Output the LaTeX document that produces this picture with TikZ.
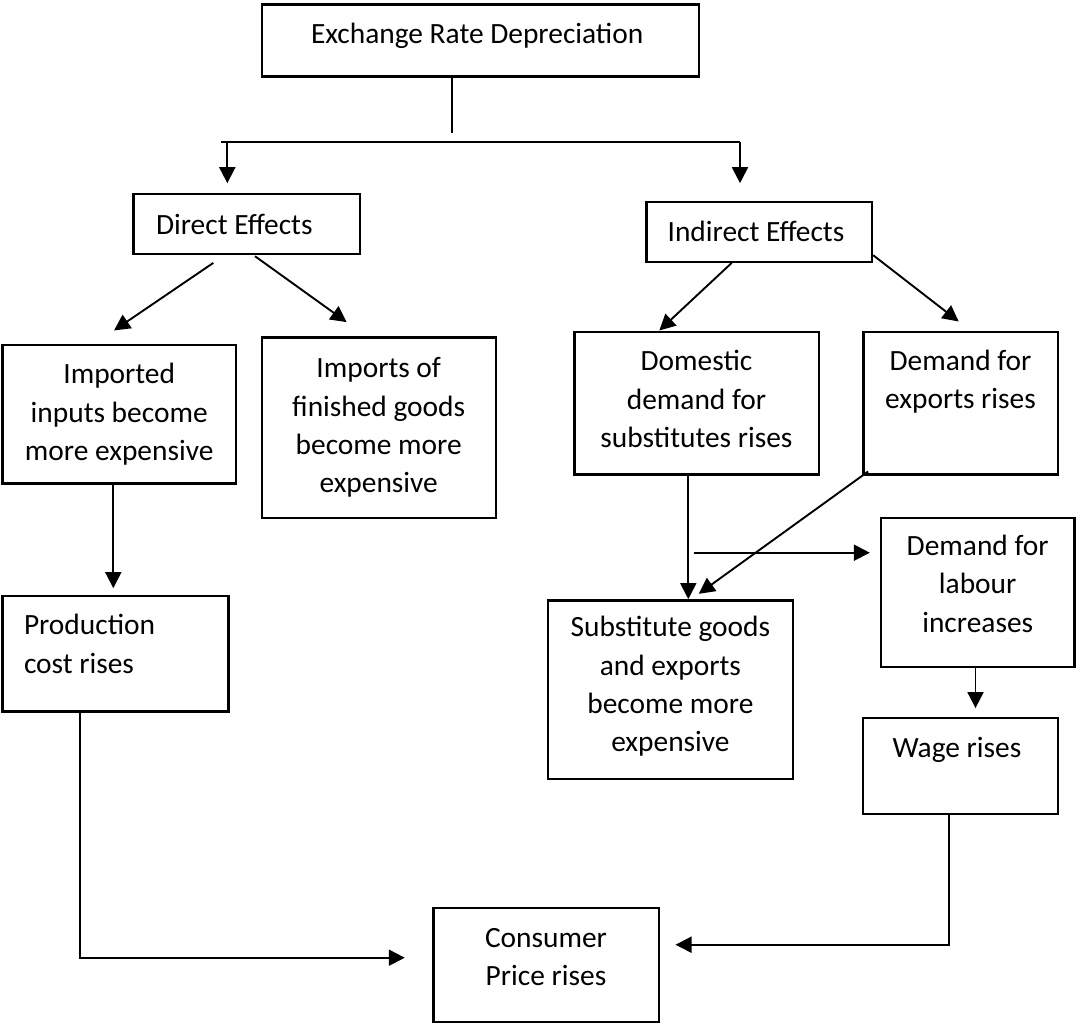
\documentclass[tikz,border=0pt]{standalone}
\usepackage{fontspec}
\setmainfont{Carlito}
\usetikzlibrary{arrows.meta}

\begin{document}
\begin{tikzpicture}[x=1pt, y=-1pt,
    % Node styles
    box/.style={rectangle, draw=black, line width=2.4pt, align=center,
                font=\fontsize{29.4pt}{38.3pt}\selectfont},
    leftbox/.style={box, align=flush left},
    line/.style={line width=1.9pt, black},
    arrow/.style={line width=1.9pt, ->, >={Triangle[length=16pt, width=16pt]}, black}
]
\useasboundingbox (0,0) rectangle (1076,1023);

% 1. Top box
\node[box, minimum width=437pt, minimum height=72pt, text depth=14.5pt] (exchange) at (480.5,40.5) {
    Exchange Rate Depreciation
};

% 2. Two kinds of effects
\node[leftbox, text width=181.3pt, inner xsep=22.7pt, minimum height=60pt] (direct) at (246.7,224) {
    Direct Effects
};
\node[box, minimum width=225.3pt, minimum height=60pt] (indirect) at (759.3,231.7) {
    Indirect Effects
};

% 3. Direct branch
\node[box, minimum width=233.7pt, minimum height=138.7pt] (inputs) at (119.2,414.3) {
    Imported\\inputs become\\more expensive
};
\node[box, minimum width=234pt, minimum height=180.4pt] (finished) at (378.7,427.5) {
    Imports of\\finished goods\\become more\\expensive
};
\node[leftbox, text width=182.6pt, inner xsep=21.7pt, minimum height=115.3pt, text depth=58.3pt] (prodcost) at (115.3,653.7) {
    Production\\cost rises
};

% 4. Indirect branch
\node[box, minimum width=244.4pt, minimum height=142.6pt, text depth=8.2pt] (domestic) at (696.5,403) {
    Domestic\\demand for\\substitutes rises
};
\node[box, minimum width=194.4pt, minimum height=142.6pt, text depth=47.5pt] (exports) at (960.5,403) {
    Demand for\\exports rises
};
\node[box, minimum width=244.7pt, minimum height=178.4pt, text depth=11pt] (substitute) at (670.4,689.5) {
    Substitute goods\\and exports\\become more\\expensive
};
\node[box, minimum width=193.3pt, minimum height=149.3pt, text depth=17.3pt] (labour) at (977.7,592.4) {
    Demand for\\labour\\increases
};
\node[box, minimum width=195pt, minimum height=96pt, text depth=36pt] (wage) at (960.2,765.7) {
    Wage rises
};

% 5. Final result
\node[box, minimum width=225.4pt, minimum height=114pt, text depth=16.1pt] (consumer) at (546,965) {
    Consumer\\Price rises
};

% Split below the top box
\coordinate (split) at (452.3,132.7);
\coordinate (barleft) at (221,141.7);
\coordinate (barright) at (740,141.7);
\draw[line] ([xshift=-28.2pt]exchange.south) -- (split);
\draw[line] (barleft) -- (barright);
\draw[arrow, shorten >=9.6pt] ([xshift=6.3pt]barleft) -- ([xshift=6.3pt]barleft |- direct.north);
\draw[arrow, shorten >=17.3pt] (barright) -- (barright |- indirect.north);

% Direct effects
\draw[arrow] ([xshift=-33.4pt, yshift=-7.7pt]direct.south) -- ([xshift=-5.2pt, yshift=13.3pt]inputs.north);
\draw[arrow] ([xshift=8.3pt, yshift=-1pt]direct.south) -- ([xshift=-32pt, yshift=14pt]finished.north);
\draw[arrow, shorten >=6.7pt] ([xshift=-5.9pt]inputs.south) -- ([xshift=-5.9pt]inputs.south |- prodcost.north);

% Indirect effects
\draw[arrow] ([xshift=-27.6pt]indirect.south) -- ([xshift=-37.2pt]domestic.north);
\draw[arrow] ([yshift=7.7pt]indirect.south east) -- ([xshift=-1.8pt, yshift=9pt]exports.north);
\draw[arrow] ([xshift=-8.2pt]domestic.south) -- ([xshift=-8.2pt]domestic.south |- substitute.north);
\draw[arrow] ([xshift=6pt, yshift=4pt]exports.south west) -- ([xshift=28.3pt, yshift=5.3pt]substitute.north);

% Labour market
\coordinate (branch) at (693.7,552.7);
\draw[arrow, shorten >=10pt] (branch) -- (branch -| labour.west);
\draw[arrow, shorten >=8.4pt] ([xshift=-2.2pt]labour.south) -- ([xshift=-2.2pt]labour.south |- wage.north);

% Into consumer prices
\draw[arrow] ([xshift=-35.3pt]prodcost.south) |- ([xshift=-27.3pt, yshift=7.3pt]consumer.west);
\draw[arrow] ([xshift=-11.5pt]wage.south) |- ([xshift=15.6pt, yshift=20.3pt]consumer.east);

\end{tikzpicture}
\end{document}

☆ ☆ ☆ ☆ ☆

#### WHAT TO PRODUCE:
Copy out the data above exactly, except the pictures.

#### COMPLETED EXERCISE:
Output the LaTeX document that produces this picture with TikZ.
\documentclass[tikz,border=0pt]{standalone}
\usepackage{fontspec}
\setmainfont{Carlito}
\usetikzlibrary{arrows.meta}

\begin{document}
\begin{tikzpicture}[x=1pt, y=-1pt,
    % Node styles
    box/.style={rectangle, draw=black, line width=2.4pt, align=center,
                font=\fontsize{29.4pt}{38.3pt}\selectfont},
    leftbox/.style={box, align=flush left},
    line/.style={line width=1.9pt, black},
    arrow/.style={line width=1.9pt, ->, >={Triangle[length=16pt, width=16pt]}, black}
]
\useasboundingbox (0,0) rectangle (1076,1023);

% 1. Top box
\node[box, minimum width=437pt, minimum height=72pt, text depth=14.5pt] (exchange) at (480.5,40.5) {
    Exchange Rate Depreciation
};

% 2. Two kinds of effects
\node[leftbox, text width=181.3pt, inner xsep=22.7pt, minimum height=60pt] (direct) at (246.7,224) {
    Direct Effects
};
\node[box, minimum width=225.3pt, minimum height=60pt] (indirect) at (759.3,231.7) {
    Indirect Effects
};

% 3. Direct branch
\node[box, minimum width=233.7pt, minimum height=138.7pt] (inputs) at (119.2,414.3) {
    Imported\\inputs become\\more expensive
};
\node[box, minimum width=234pt, minimum height=180.4pt] (finished) at (378.7,427.5) {
    Imports of\\finished goods\\become more\\expensive
};
\node[leftbox, text width=182.6pt, inner xsep=21.7pt, minimum height=115.3pt, text depth=58.3pt] (prodcost) at (115.3,653.7) {
    Production\\cost rises
};

% 4. Indirect branch
\node[box, minimum width=244.4pt, minimum height=142.6pt, text depth=8.2pt] (domestic) at (696.5,403) {
    Domestic\\demand for\\substitutes rises
};
\node[box, minimum width=194.4pt, minimum height=142.6pt, text depth=47.5pt] (exports) at (960.5,403) {
    Demand for\\exports rises
};
\node[box, minimum width=244.7pt, minimum height=178.4pt, text depth=11pt] (substitute) at (670.4,689.5) {
    Substitute goods\\and exports\\become more\\expensive
};
\node[box, minimum width=193.3pt, minimum height=149.3pt, text depth=17.3pt] (labour) at (977.7,592.4) {
    Demand for\\labour\\increases
};
\node[box, minimum width=195pt, minimum height=96pt, text depth=36pt] (wage) at (960.2,765.7) {
    Wage rises
};

% 5. Final result
\node[box, minimum width=225.4pt, minimum height=114pt, text depth=16.1pt] (consumer) at (546,965) {
    Consumer\\Price rises
};

% Split below the top box
\coordinate (split) at (452.3,132.7);
\coordinate (barleft) at (221,141.7);
\coordinate (barright) at (740,141.7);
\draw[line] ([xshift=-28.2pt]exchange.south) -- (split);
\draw[line] (barleft) -- (barright);
\draw[arrow, shorten >=9.6pt] ([xshift=6.3pt]barleft) -- ([xshift=6.3pt]barleft |- direct.north);
\draw[arrow, shorten >=17.3pt] (barright) -- (barright |- indirect.north);

% Direct effects
\draw[arrow] ([xshift=-33.4pt, yshift=-7.7pt]direct.south) -- ([xshift=-5.2pt, yshift=13.3pt]inputs.north);
\draw[arrow] ([xshift=8.3pt, yshift=-1pt]direct.south) -- ([xshift=-32pt, yshift=14pt]finished.north);
\draw[arrow, shorten >=6.7pt] ([xshift=-5.9pt]inputs.south) -- ([xshift=-5.9pt]inputs.south |- prodcost.north);

% Indirect effects
\draw[arrow] ([xshift=-27.6pt]indirect.south) -- ([xshift=-37.2pt]domestic.north);
\draw[arrow] ([yshift=7.7pt]indirect.south east) -- ([xshift=-1.8pt, yshift=9pt]exports.north);
\draw[arrow] ([xshift=-8.2pt]domestic.south) -- ([xshift=-8.2pt]domestic.south |- substitute.north);
\draw[arrow] ([xshift=6pt, yshift=4pt]exports.south west) -- ([xshift=28.3pt, yshift=5.3pt]substitute.north);

% Labour market
\coordinate (branch) at (693.7,552.7);
\draw[arrow, shorten >=10pt] (branch) -- (branch -| labour.west);
\draw[arrow, shorten >=8.4pt] ([xshift=-2.2pt]labour.south) -- ([xshift=-2.2pt]labour.south |- wage.north);

% Into consumer prices
\draw[arrow] ([xshift=-35.3pt]prodcost.south) |- ([xshift=-27.3pt, yshift=7.3pt]consumer.west);
\draw[arrow] ([xshift=-11.5pt]wage.south) |- ([xshift=15.6pt, yshift=20.3pt]consumer.east);

\end{tikzpicture}
\end{document}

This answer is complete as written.